- 1 cup pimiento-stuffed olives, chopped
- 3/4 cup olive oil
- 1 celery rib, finely chopped
- 1/2 cup sliced pepperoncini, chopped
- 1/2 cup pitted Greek olives, chopped
- 1/4 cup cocktail onions, drained and chopped
- 1/4 cup red wine vinegar
- 2 tablespoons capers, drained
- 3 garlic cloves, minced
- 1 teaspoon dried oregano
- 1 teaspoon dried basil
- 3/4 teaspoon pepper
- 1/2 teaspoon kosher salt
- 1/2 teaspoon celery seed
- 1 round loaf (1 pound) unsliced Italian bread
- 1/2 pound thinly sliced Genoa salami
- 1/2 pound thinly sliced deli ham
- 1/2 pound sliced mortadella
- 1/2 pound sliced Swiss cheese
- 1/2 pound sliced provolone cheese
- In a large bowl, combine the first 14 ingredients. Cover and refrigerate at least 8 hours.

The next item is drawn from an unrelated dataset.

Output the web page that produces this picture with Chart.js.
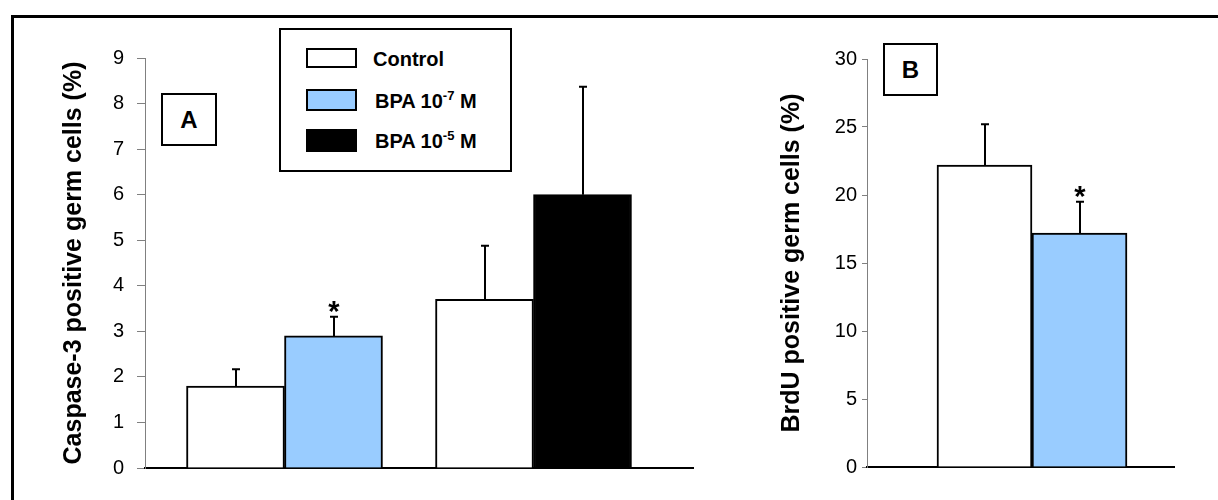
<!DOCTYPE html>
<html>
<head>
<meta charset="utf-8">
<script src="https://cdn.jsdelivr.net/npm/chart.js@4.4.1/dist/chart.umd.min.js"></script>
<style>
  html, body { margin: 0; padding: 0; background: #fff; overflow: hidden; }
  #wrap { position: relative; width: 1218px; height: 500px; overflow: hidden; font-family: "Liberation Sans", Arial, sans-serif; }
  #frame { position: absolute; left: 11px; top: 15px; width: 1400px; height: 700px; border-left: 3px solid #000; border-top: 3px solid #000; }
  canvas { position: absolute; top: 0; }
  #cA { left: 0; }
  #cB { left: 700px; }
  .box { position: absolute; border: 2px solid #000; background: #fff; box-sizing: border-box; }
  .lbl { position: absolute; font-weight: bold; font-size: 20px; color: #000; line-height: 1; white-space: nowrap; }
  .lbl sup { font-size: 13px; position: relative; top: -2px; vertical-align: top; }
  .panel { position: absolute; font-weight: bold; font-size: 24px; display: flex; align-items: center; justify-content: center; }
</style>
</head>
<body>
<div id="wrap">
  <div id="frame"></div>
  <canvas id="cA" width="700" height="500"></canvas>
  <canvas id="cB" width="518" height="500"></canvas>

  <div class="box" style="left:279px; top:28px; width:233px; height:144px;"></div>
  <div class="box" style="left:306px; top:48px; width:51px; height:20px; background:#fff;"></div>
  <div class="box" style="left:306px; top:89px; width:51px; height:22px; background:#99CCFF;"></div>
  <div class="box" style="left:306px; top:129px; width:51px; height:23px; background:#000;"></div>
  <div class="lbl" style="left:373px; top:49px;" id="lg0"></div>
  <div class="lbl" style="left:375px; top:91px;" id="lg1"></div>
  <div class="lbl" style="left:375px; top:131px;" id="lg2"></div>

  <div class="box panel" style="left:161px; top:93px; width:56px; height:53px;">A</div>
  <div class="box panel" style="left:883px; top:43px; width:55px; height:53px;">B</div>
</div>
<script>
// ---- data ----
const seriesNames = ['Control', 'BPA 10-7 M', 'BPA 10-5 M'];
const seriesColors = ['#FFFFFF', '#99CCFF', '#000000'];

// Panel A: Caspase-3 positive germ cells (%), two experiment groups
const caspaseGroups = [1, 2];
const caspaseControl = [1.8, 3.7];
const caspaseBPA7 = [2.9, null];
const caspaseBPA5 = [null, 6.0];
const caspaseControlErr = [0.37, 1.18];
const caspaseBPA7Err = [0.42, null];
const caspaseBPA5Err = [null, 2.37];
const caspaseBPA7Star = [true, false];
const caspaseTicks = [0, 1, 2, 3, 4, 5, 6, 7, 8, 9];

// Panel B: BrdU positive germ cells (%)
const brduGroups = [1];
const brduControl = [22.2];
const brduBPA7 = [17.2];
const brduControlErr = [3.0];
const brduBPA7Err = [2.3];
const brduBPA7Star = [true];
const brduTicks = [0, 5, 10, 15, 20, 25, 30];

// legend text
document.getElementById('lg0').textContent = seriesNames[0];
document.getElementById('lg1').innerHTML = 'BPA 10<sup>-7</sup> M';
document.getElementById('lg2').innerHTML = 'BPA 10<sup>-5</sup> M';

const FONT = '"Liberation Sans", Arial, sans-serif';

const errorBarPlugin = {
  id: 'errorBars',
  afterDatasetsDraw(chart) {
    const ctx = chart.ctx;
    const yScale = chart.scales.y;
    chart.data.datasets.forEach((ds, di) => {
      const meta = chart.getDatasetMeta(di);
      meta.data.forEach((bar, i) => {
        const pt = ds.data[i];
        const e = ds.errors ? ds.errors[i] : null;
        if (!pt || pt.y == null || e == null) return;
        const yTop = yScale.getPixelForValue(pt.y + e);
        const x = Math.round(bar.x);
        ctx.save();
        ctx.strokeStyle = '#000';
        ctx.lineWidth = 2;
        ctx.beginPath();
        ctx.moveTo(x, bar.y);
        ctx.lineTo(x, yTop);
        ctx.moveTo(x - 4, yTop);
        ctx.lineTo(x + 4, yTop);
        ctx.stroke();
        if (ds.stars && ds.stars[i]) {
          ctx.fillStyle = '#000';
          ctx.font = 'bold 29px ' + FONT;
          ctx.textAlign = 'center';
          ctx.textBaseline = 'alphabetic';
          ctx.fillText('*', x, yTop - 12 + 16);
        }
        ctx.restore();
      });
    });
  }
};

function toPoints(groups, values) {
  return groups.map((g, i) => ({ x: g, y: values[i] }));
}

function makeDataset(label, color, groups, values, errors, stars, thickness) {
  return {
    label,
    data: toPoints(groups, values),
    errors,
    stars,
    backgroundColor: color,
    borderColor: '#000',
    borderWidth: 2,
    barThickness: thickness,
    skipNull: true
  };
}

function makeOptions(o) {
  return {
    responsive: false,
    animation: false,
    layout: { padding: { left: 0, top: o.top, right: o.right, bottom: o.bottom } },
    plugins: { legend: { display: false }, tooltip: { enabled: false } },
    scales: {
      x: {
        type: 'linear',
        offset: false,
        min: o.xmin,
        max: o.xmax,
        grid: { display: false },
        ticks: { display: false },
        border: { display: true, color: '#000', width: 2 },
        afterFit: s => { s.height = 0; }
      },
      y: {
        min: 0,
        max: o.ticks[o.ticks.length - 1],
        afterBuildTicks: s => { s.ticks = o.ticks.map(v => ({ value: v })); },
        ticks: { color: '#000', font: { family: FONT, size: 20 }, padding: o.tickPad },
        grid: { display: true, drawOnChartArea: false, drawTicks: true, tickLength: o.tickLen, color: '#808080', lineWidth: 1 },
        border: { display: true, color: '#808080', width: 1 },
        title: { display: true, text: o.title, color: '#000', font: { family: FONT, size: 25, weight: 'bold' }, padding: { top: o.titlePad, bottom: 0 } },
        afterFit: s => { s.width = o.yWidth; }
      }
    }
  };
}

new Chart(document.getElementById('cA'), {
  type: 'bar',
  data: {
    datasets: [
      makeDataset(seriesNames[0], seriesColors[0], caspaseGroups, caspaseControl, caspaseControlErr, null, 98),
      makeDataset(seriesNames[1], seriesColors[1], caspaseGroups, caspaseBPA7, caspaseBPA7Err, caspaseBPA7Star, 98),
      makeDataset(seriesNames[2], seriesColors[2], caspaseGroups, caspaseBPA5, caspaseBPA5Err, null, 98)
    ]
  },
  options: makeOptions({ top: 58, bottom: 32, right: 7, xmin: 1 - 139.5 / 249, xmax: 2 + 159.5 / 249,
    ticks: caspaseTicks, title: 'Caspase-3 positive germ cells (%)', titlePad: 59, yWidth: 145, tickLen: 8, tickPad: 13 }),
  plugins: [errorBarPlugin]
});

new Chart(document.getElementById('cB'), {
  type: 'bar',
  data: {
    datasets: [
      makeDataset(seriesNames[0], seriesColors[0], brduGroups, brduControl, brduControlErr, null, 95),
      makeDataset(seriesNames[1], seriesColors[1], brduGroups, brduBPA7, brduBPA7Err, brduBPA7Star, 95)
    ]
  },
  options: makeOptions({ top: 59, bottom: 33, right: 44, xmin: 1 - 1.65, xmax: 1 + 1.42,
    ticks: brduTicks, title: 'BrdU positive germ cells (%)', titlePad: 77, yWidth: 167, tickLen: 5, tickPad: 5 }),
  plugins: [errorBarPlugin]
});
</script>
</body>
</html>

- Cut bread in half horizontally; carefully hollow out top and bottom, leaving a 1-in. shell (discard removed bread or save for another use). Spoon half of olive mixture over bottom half of bread. Layer with salami, ham, mortadella, Swiss and provolone cheeses; top with remaining olive mixture. Replace bread top. Wrap tightly. Refrigerate at least 3 hours or overnight. Cut into 8 wedges.
1 slice: 762 calories, 59g fat (18g saturated fat), 103mg cholesterol, 2326mg sodium, 25g carbohydrate (2g sugars, 2g fiber), 35g protein.